Het intrigerende levensverhaal van Hitlers secretaresse
Ik heb nooit een geheim gemaakt van mijn verleden, ook al maakte mijn omgeving het mij in de jaren na de oorlog wel heel gemakkelijk om het te verdringen: ik zou te jong en onervaren zijn geweest om mijn baas te doorzien, de man achter wiens burgerlijke façade zich een misdadige machtswellusteling schuilhield. Dat was niet alleen het oordeel van de Entnazifizieringskommission die mij als ‘jeugdige meeloopster’ vrijsprak. Het was ook de mening van al mijn kennissen met wie ik over mijn ervaringen sprak; en niet alleen diegenen die zelf van medeplichtigheid werden verdacht, maar ook diegenen die door het regime waren vervolgd.

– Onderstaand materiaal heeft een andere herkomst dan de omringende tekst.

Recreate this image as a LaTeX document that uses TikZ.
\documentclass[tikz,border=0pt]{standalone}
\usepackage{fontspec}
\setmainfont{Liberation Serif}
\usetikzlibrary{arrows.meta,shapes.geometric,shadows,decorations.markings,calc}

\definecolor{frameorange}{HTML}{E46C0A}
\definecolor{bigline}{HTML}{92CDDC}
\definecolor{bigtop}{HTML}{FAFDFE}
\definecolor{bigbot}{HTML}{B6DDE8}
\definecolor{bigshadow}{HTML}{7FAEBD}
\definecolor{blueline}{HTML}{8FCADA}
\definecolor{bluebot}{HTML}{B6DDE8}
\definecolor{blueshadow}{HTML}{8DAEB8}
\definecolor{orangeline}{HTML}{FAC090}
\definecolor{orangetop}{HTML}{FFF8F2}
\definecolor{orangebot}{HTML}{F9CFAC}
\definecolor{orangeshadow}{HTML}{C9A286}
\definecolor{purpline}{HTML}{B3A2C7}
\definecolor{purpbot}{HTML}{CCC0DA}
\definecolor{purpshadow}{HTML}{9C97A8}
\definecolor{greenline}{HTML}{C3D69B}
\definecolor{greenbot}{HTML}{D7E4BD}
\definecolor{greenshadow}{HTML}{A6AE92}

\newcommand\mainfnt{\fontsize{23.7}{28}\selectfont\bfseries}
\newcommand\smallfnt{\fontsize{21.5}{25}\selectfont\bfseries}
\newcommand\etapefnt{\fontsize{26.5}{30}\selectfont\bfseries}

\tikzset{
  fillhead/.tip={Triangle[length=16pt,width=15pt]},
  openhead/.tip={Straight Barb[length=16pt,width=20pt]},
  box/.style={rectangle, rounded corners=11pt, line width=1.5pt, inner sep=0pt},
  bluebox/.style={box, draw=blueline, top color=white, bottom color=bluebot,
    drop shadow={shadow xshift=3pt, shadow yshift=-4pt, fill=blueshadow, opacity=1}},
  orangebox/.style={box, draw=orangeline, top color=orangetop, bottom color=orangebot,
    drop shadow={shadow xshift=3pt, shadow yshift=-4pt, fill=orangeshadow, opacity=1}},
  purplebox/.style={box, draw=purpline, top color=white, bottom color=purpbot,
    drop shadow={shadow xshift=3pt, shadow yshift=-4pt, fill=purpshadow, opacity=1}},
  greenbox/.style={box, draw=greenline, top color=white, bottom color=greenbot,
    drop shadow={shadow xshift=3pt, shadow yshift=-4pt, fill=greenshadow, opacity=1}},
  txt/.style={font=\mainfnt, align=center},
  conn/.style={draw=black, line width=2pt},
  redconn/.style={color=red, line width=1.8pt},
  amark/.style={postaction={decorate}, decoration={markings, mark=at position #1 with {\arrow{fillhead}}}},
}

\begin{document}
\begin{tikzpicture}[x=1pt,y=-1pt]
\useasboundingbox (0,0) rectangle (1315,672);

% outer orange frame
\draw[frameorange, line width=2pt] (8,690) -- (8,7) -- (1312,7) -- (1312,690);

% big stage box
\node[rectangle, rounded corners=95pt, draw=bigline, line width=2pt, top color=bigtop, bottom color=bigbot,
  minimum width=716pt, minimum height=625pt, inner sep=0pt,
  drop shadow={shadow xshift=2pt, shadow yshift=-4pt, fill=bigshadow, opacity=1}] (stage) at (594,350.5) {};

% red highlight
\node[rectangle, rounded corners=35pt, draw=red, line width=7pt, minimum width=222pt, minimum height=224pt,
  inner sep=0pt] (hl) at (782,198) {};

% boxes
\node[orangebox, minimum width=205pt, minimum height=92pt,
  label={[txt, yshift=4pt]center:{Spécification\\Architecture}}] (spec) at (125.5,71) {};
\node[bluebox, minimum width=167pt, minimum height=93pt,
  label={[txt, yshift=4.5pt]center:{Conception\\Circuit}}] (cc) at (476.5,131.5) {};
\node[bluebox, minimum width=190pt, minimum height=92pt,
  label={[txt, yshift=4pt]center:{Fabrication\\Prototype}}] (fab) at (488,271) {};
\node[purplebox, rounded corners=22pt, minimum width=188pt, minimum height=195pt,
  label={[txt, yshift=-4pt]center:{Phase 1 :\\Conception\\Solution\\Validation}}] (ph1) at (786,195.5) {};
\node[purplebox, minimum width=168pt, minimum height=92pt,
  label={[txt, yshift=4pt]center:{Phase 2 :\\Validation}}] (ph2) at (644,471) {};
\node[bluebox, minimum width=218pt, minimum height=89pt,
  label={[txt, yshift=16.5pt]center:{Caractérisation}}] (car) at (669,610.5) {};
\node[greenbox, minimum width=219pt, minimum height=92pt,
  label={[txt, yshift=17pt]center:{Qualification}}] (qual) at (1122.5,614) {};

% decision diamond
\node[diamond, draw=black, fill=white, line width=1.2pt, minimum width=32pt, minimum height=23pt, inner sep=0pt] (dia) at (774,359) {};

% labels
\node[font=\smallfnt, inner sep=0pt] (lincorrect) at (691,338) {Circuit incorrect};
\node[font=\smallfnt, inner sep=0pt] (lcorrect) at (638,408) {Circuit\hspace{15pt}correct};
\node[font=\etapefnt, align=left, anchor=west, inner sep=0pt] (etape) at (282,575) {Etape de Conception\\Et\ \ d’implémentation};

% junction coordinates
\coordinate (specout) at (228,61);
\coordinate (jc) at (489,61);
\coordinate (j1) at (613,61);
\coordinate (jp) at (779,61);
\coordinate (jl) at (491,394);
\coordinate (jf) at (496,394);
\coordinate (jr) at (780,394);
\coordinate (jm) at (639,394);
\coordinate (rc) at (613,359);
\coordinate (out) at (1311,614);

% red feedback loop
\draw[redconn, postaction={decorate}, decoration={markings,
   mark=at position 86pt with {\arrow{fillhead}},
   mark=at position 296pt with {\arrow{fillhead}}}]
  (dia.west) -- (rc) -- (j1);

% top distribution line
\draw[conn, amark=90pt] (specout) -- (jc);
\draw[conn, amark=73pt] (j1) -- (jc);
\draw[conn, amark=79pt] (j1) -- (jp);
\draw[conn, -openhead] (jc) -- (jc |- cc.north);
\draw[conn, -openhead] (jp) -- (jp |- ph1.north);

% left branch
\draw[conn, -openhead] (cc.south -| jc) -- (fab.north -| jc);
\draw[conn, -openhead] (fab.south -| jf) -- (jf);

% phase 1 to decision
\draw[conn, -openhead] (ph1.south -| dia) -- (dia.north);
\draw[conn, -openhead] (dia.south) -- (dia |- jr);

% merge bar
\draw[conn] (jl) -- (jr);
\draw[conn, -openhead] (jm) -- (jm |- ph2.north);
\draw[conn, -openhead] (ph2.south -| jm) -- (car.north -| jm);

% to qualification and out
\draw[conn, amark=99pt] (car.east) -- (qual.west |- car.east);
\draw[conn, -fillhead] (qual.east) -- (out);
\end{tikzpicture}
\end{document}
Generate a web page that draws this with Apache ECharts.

Ik liet me deze vrijspraak maar al te graag aanpraten. Tenslotte had ik net mijn vijfentwintigste verjaardag gevierd toen het nationaal-socialistische Duitsland ineenstortte, en wilde ik vooral één ding: leven.
Pas in het midden van de jaren zestig begon ik mij geleidelijk aan serieus bezig te houden met mijn verleden en mijn groeiende schuldgevoelens. Dat werd in de loop van de afgelopen vijfendertig jaar een steeds kwellender proces; een afmattende poging om mijzelf en mijn toenmalige drijfveren te begrijpen. Ik heb voor mezelf vastgesteld dat ik in 1942, tweeëntwintig jaar jong en met een hang naar avontuur, gefascineerd was door Adolf Hitler, dat hij een prettige baas en vaderlijke vriend was, dat ik mij willens en wetens afsloot voor het waarschuwende stemmetje in mijn hoofd – dat ik wel degelijk hoorde – en dat ik van de tijd bij hem, bijna tot het bittere einde toe, genoten heb. Na alle onthullingen over de misdaden van deze man zal ik tot mijn laatste uur met het gevoel van medeplichtigheid leven.